A Loveland nasceu de um feliz acaso. Flávia desejava montar um bar que fugisse da desgastada fórmula boteco-com-estilo-carioca, que se proliferou na noite paulistana nos últimos anos. Depois de algumas pesquisas surgiu a idéia de resgatar do passado um modelo de diversão adulta que parecia relegado ao esquecimento. “Eu sempre gostei da estética do cabaré. Um lugar onde é possível juntar dança, teatro, música e outras intervenções artísticas. Tudo com muito bom gosto e sensualidade. Essa é a nossa proposta”, conta a empresária. Movidas pela curiosidade, cerca de 200 pessoas passaram pela casa logo nos primeiros dias de funcionamento.

Outra atração da casa, a cantora paulistana Ana Gelinskas está se tornando a primeira-dama do cabaré brasileiro. Loira, tatuada e dona de uma voz que alterna potência e doçura, ela busca nas divas do cinema e da música de décadas passadas a inspiração para o repertório e os ousados figurinos que desfila nos palcos. Entre suas referências estão as atrizes Marlene Dietrich, Hedy Lamarr, Betty Davis. E, claro, Liza Minelli, que levou o Oscar por sua interpretação no célebre musical Cabaret, de Bob Fosse, além das cantoras americanas Anita O’day e Carmen McRae. É nelas que se baseia para suas elogiadas performances. “Uma cantora de cabaré precisa interagir com o público. Estimular sua imaginação, mas sem jamais cair na vulgaridade”, explica Ana, que, antes de brilhar nos palcos, freqüentou os bancos da Boston University, nos Estados Unidos, onde se formou em arqueologia.

A “primeira-dama” se prepara para passos ainda mais largos. Ela tem planos para montar o seu próprio cabaré. Para isso, contará com a colaboração do estilista Heitor Werneck, seu sócio, que produz uma noite com o tema às segundas-feiras no restaurante Puri, da famosa rua Augusta, um centro de diversões noturnas na capital paulista. A casa da dupla deverá começar a funcionar no primeiro semestre de 2007.

Em plena atividade, o Cabaret Kalesa, na praça Mauá, zona portuária do Rio de Janeiro, conseguiu fugir do estigma de prostituição predominante na área e ferve sua pista de dança ao som de MPB. A idéia do DJ Marcelo Janot, 36 anos, é fugir do funk e de tudo que possa cheirar a modismo: “O que se massifica não entra no meu repertório”, garante. A idéia começou tímida, na inauguração da casa, em 1995. Mas o espaço entrou em decadência e fechou três anos depois, até reabrir em novembro do ano passado. Surgiu, então, a nova fórmula, que tem atingido a capacidade total de 550 pessoas aos sábados e movimentando as noites de sexta-feira, com predominância de gente jovem vinda da zona sul da cidade.

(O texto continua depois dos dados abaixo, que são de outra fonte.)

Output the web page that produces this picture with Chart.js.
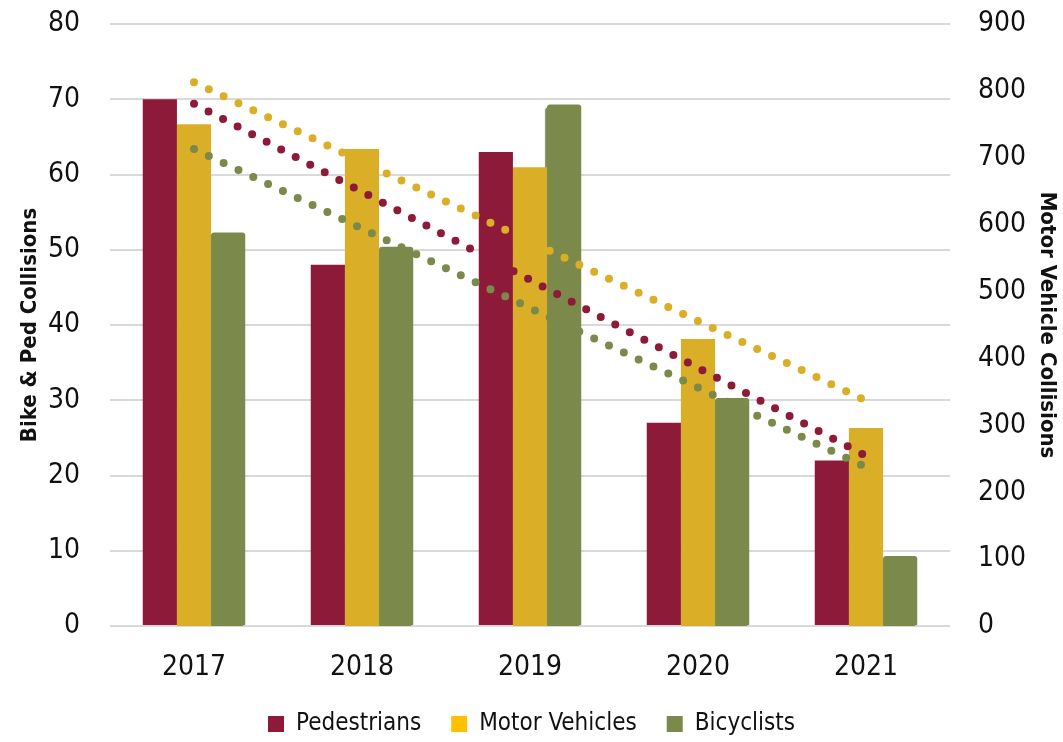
<!DOCTYPE html>
<html>
<head>
<meta charset="utf-8">
<title>Collisions 2017-2021</title>
<script src="https://cdn.jsdelivr.net/npm/chart.js@4.4.1/dist/chart.umd.min.js"></script>
<style>
    html, body { margin: 0; padding: 0; background: #ffffff; }
    #wrap { width: 1063px; height: 742px; }
</style>
</head>
<body>
<div id="wrap"><canvas id="collisionsChart"></canvas></div>
<script>
// Dados
const years = ['2017', '2018', '2019', '2020', '2021'];
const pedestrians = [70, 48, 63, 27, 22];
const motorVehicles = [750, 713, 686, 429, 296];
const bicyclists = [52.3, 50.4, 69.3, 30.3, 9.3];

// Linhas de tendência: valor no primeiro e no último ano
const pedTrend = [69.4, 22.6];
const motorTrend = [813, 337];
const bikeTrend = [63.4, 21.1];

const RED = '#8e1a3a';
const GOLD = '#dbae27';
const GREEN = '#7b8a4a';
const FONT = "'Liberation Sans Narrow', 'DejaVu Sans Condensed', 'Roboto Condensed', sans-serif";

// só o primeiro e o último ponto, o resto fica vazio
function trendPoints(ends) {
    return years.map((y, i) => {
        if (i === 0) return ends[0];
        if (i === years.length - 1) return ends[1];
        return null;
    });
}

function trendLine(label, ends, color, axis) {
    return {
        type: 'line',
        label: label,
        data: trendPoints(ends),
        yAxisID: axis,
        borderColor: color,
        borderWidth: 8,
        borderDash: [0, 16.4],
        borderCapStyle: 'round',
        pointRadius: 0,
        spanGaps: true,
        fill: false,
        order: -1
    };
}

// eixo vertical com largura fixa e sem o padding extra do topo
function fixAxis(width) {
    return scale => {
        scale.width = width;
        scale.paddingTop = 24;
        scale.paddingBottom = 0;
    };
}

// sombra leve das barras de bicicleta
const barShadow = {
    id: 'barShadow',
    beforeDatasetDraw(chart, args) {
        if (args.index !== 2) return;
        const ctx = chart.ctx;
        ctx.save();
        ctx.shadowColor = 'rgba(110, 124, 62, 0.9)';
        ctx.shadowOffsetX = -2;
        ctx.shadowOffsetY = 3;
        ctx.shadowBlur = 1;
    },
    afterDatasetDraw(chart, args) {
        if (args.index === 2) chart.ctx.restore();
    }
};

const ctx = document.getElementById('collisionsChart').getContext('2d');
const chart = new Chart(ctx, {
    type: 'bar',
    data: {
        labels: years,
        datasets: [
            {
                label: 'Pedestrians',
                data: pedestrians,
                yAxisID: 'yLeft',
                backgroundColor: RED
            },
            {
                label: 'Motor Vehicles',
                data: motorVehicles,
                yAxisID: 'yRight',
                backgroundColor: GOLD
            },
            {
                label: 'Bicyclists',
                data: bicyclists,
                yAxisID: 'yLeft',
                backgroundColor: GREEN,
                borderRadius: { topLeft: 3, topRight: 3 },
                borderSkipped: 'bottom'
            },
            trendLine('Pedestrians trend', pedTrend, RED, 'yLeft'),
            trendLine('Motor Vehicles trend', motorTrend, GOLD, 'yRight'),
            trendLine('Bicyclists trend', bikeTrend, GREEN, 'yLeft')
        ]
    },
    options: {
        responsive: true,
        maintainAspectRatio: false,
        animation: false,
        categoryPercentage: 0.61,
        barPercentage: 1.0,
        layout: {
            padding: { top: 0, right: 0, bottom: -4, left: 0 }
        },
        plugins: {
            tooltip: { enabled: false },
            legend: {
                position: 'bottom',
                labels: {
                    color: '#111111',
                    font: { family: FONT, size: 24 },
                    boxWidth: 16,
                    boxHeight: 16,
                    padding: 30,
                    filter: item => !item.text.endsWith('trend'),
                    generateLabels: chart => {
                        const items = Chart.defaults.plugins.legend.labels.generateLabels(chart);
                        items.forEach(item => {
                            item.lineWidth = 0;
                            if (item.text === 'Motor Vehicles') item.fillStyle = '#ffc000';
                        });
                        return items;
                    }
                }
            }
        },
        scales: {
            x: {
                grid: { display: false },
                border: { display: false },
                ticks: {
                    color: '#111111',
                    font: { family: FONT, size: 28 },
                    padding: 17
                },
                afterFit: scale => { scale.height = 56; }
            },
            yLeft: {
                position: 'left',
                min: 0,
                max: 80,
                ticks: {
                    stepSize: 10,
                    color: '#111111',
                    font: { family: FONT, size: 28 },
                    padding: 30
                },
                grid: { color: '#d9d9d9', lineWidth: 2, drawTicks: false },
                border: { display: false },
                title: {
                    display: true,
                    text: 'Bike & Ped Collisions',
                    color: '#111111',
                    font: { family: FONT, size: 22, weight: 'bold' },
                    padding: { top: 17, bottom: 0 }
                },
                afterFit: fixAxis(110)
            },
            yRight: {
                position: 'right',
                min: 0,
                max: 900,
                ticks: {
                    stepSize: 100,
                    color: '#111111',
                    font: { family: FONT, size: 28 },
                    padding: 28
                },
                grid: { display: false, drawTicks: false },
                border: { display: false },
                title: {
                    display: true,
                    text: 'Motor Vehicle Collisions',
                    color: '#111111',
                    font: { family: FONT, size: 22, weight: 'bold' },
                    padding: { top: 3, bottom: 0 }
                },
                afterFit: fixAxis(113)
            }
        }
    },
    plugins: [barShadow]
});
</script>
</body>
</html>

As sessões vão das 22h às seis da manhã, basicamente ao som de “música brasileira de qualidade”, como classifica Janot.

Para não deixar de lado a aura dos inferninhos que povoam a região, o Kalesa reinaugurou oferecendo aos freqüentadores um show de strip-tease feminino e, logo depois, também masculino. Mas a cada vez que o dançarino começava a tirar a roupa a vaia vinha pesada. A solução, adotada desde janeiro, foi reunir os dois sexos no espetáculo de nudez. Ele é sempre realizado depois da 1h30, não dura mais do que cinco minutos e agrada em cheio. O clima dançante tem como pano de fundo um telão que exibe flashes de musicais de Hollywood. E, para agradar também aos apaixonados por música estrangeira, a casa dá uma canja de uma hora com repertório que vai do rock à disco music. De quebra, um minicarnaval ajuda a descontrair o início da noite. O público recebe máscaras de arlequim e narizes de palhaço, entre outros adereços, para animar a festa. Fica difícil resistir à nostalgia desse mergulho no passado.